Le roman s'ouvre sur la mystérieuse rencontre entre le narrateur et Baranov via une passion commune pour l'écrivain dissident Evgeni Zamiatine, pourfendeur du totalitarisme stalinien et inspirateur d'Orwell. Baranov, retiré de la vie politique, l'invite dans datcha et durant toute une nuit lui livre sa vie, son parcours. Si le démarrage est quelque peu survolé et que le procédé narratif de la longue confession-monologue est parfois un peu compact, sans l'aération que pourrait apporter un autre point de vue, tout est passionnant pour révéler les arcanes de l'ère Poutine et l'envers du décor et comprendre pourquoi la domination brutale de Poutine fonctionne sur le peuple russe.

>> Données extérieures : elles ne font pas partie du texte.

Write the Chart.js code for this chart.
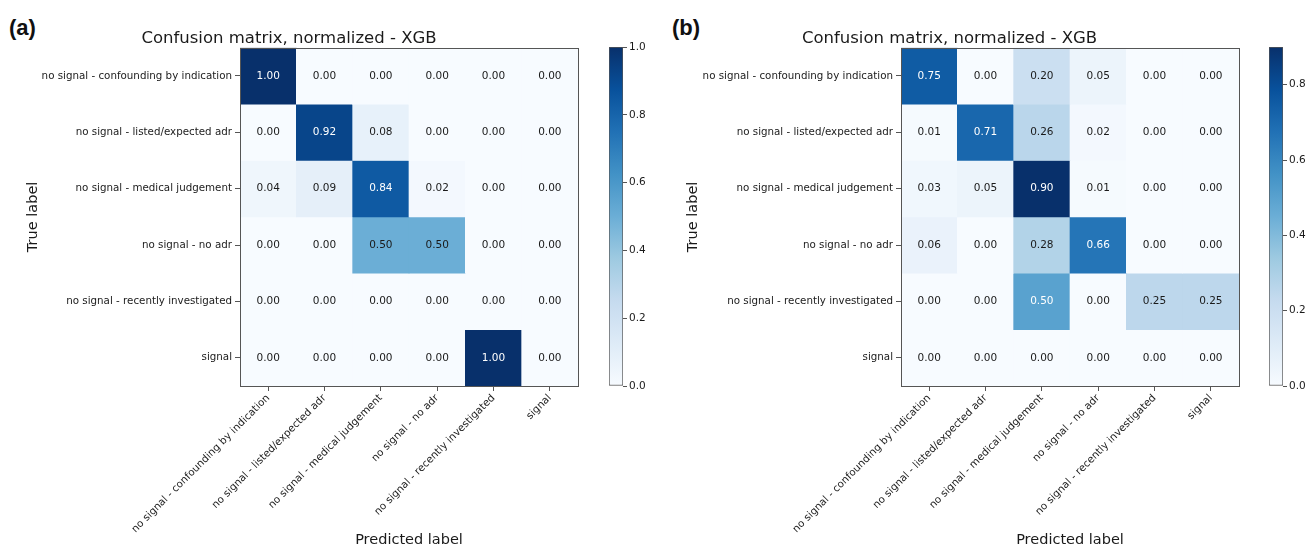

Pour cela, Giuliano da Empoli apporte de la profondeur temporelle à son récit, mettant en lumière les éléments de continuité entre l'ère tsariste, l'ère soviétique et l'époque actuelle, Poutine se reconnectant par sa violence aux périodes suscités. Les pages consacrées aux années Eltsine qui ont suivi la chute de l'URSS, et précédées Poutine, sont particulièrement piquantes, période charnière particulièrement bien analysée par l'auteur : les Russes avaient une patrie, ils se retrouvent avec un supermarché. La seule expérimentation démocratique de l'histoire russe a été catastrophique, « entracte féodal » où les oligarques vont mettre en place un capitalisme échevelé et indécent.

Sous la plume fluide au classicisme soigné de Giuliano da Empoli, se dessine au fusain des scènes nettes, marquantes, qui montrent la métamorphose de Poutine, « blond pâle aux traits décolorés portant un costume en acrylique beige, arborant une mine d'employé » en "Tsar" absolu rétablissant la verticalité du pouvoir réclamé par le peuple, contrôlant la rage populaire pour la tourner vers le matérialisme occidental, maitrisant les terreurs des Russes face à la férocité du monde, le tout enrobé dans une vaste projet de mise en scène et de narration nationale théâtralisant les enjeux intérieurs et extérieurs tout en désinformant massivement. Jusqu'à une pulsion paranoïaque née d'un exercice du pouvoir devenu solitaire.

« Comme Dieu, le Tsar peut être objet d'enthousiasme, mais sans s'enthousiasmer lui-même, sa nature est nécessairement indifférente. Son visage a déjà acquis la pâleur marmoréenne de l'immortalité. A ce niveau, nous sommes bien au-delà de l'aspiration aux belles funérailles dont je vous parlais. L'idéal du Tsar serait plutôt un cimetière dans lequel il se découpe seul, vertical, unique survivant de tous ses ennemis et même de ses amis, de ses parents et de ses enfants. de tous les êtres vivants.(…) le seul trône qui lui apportera la paix est la mort. »

Je ne sais pas si la vision que l'auteur propose de Poutine est juste, mais ce qui est sûr, c'est qu'après la lecture de ce dense roman, à l'acuité vive et lucide, aux allures de méditation métaphysique du pouvoir, on se sent plus intelligents. Et certainement pas rassurés par les nouvelles qui viennent de l'Est.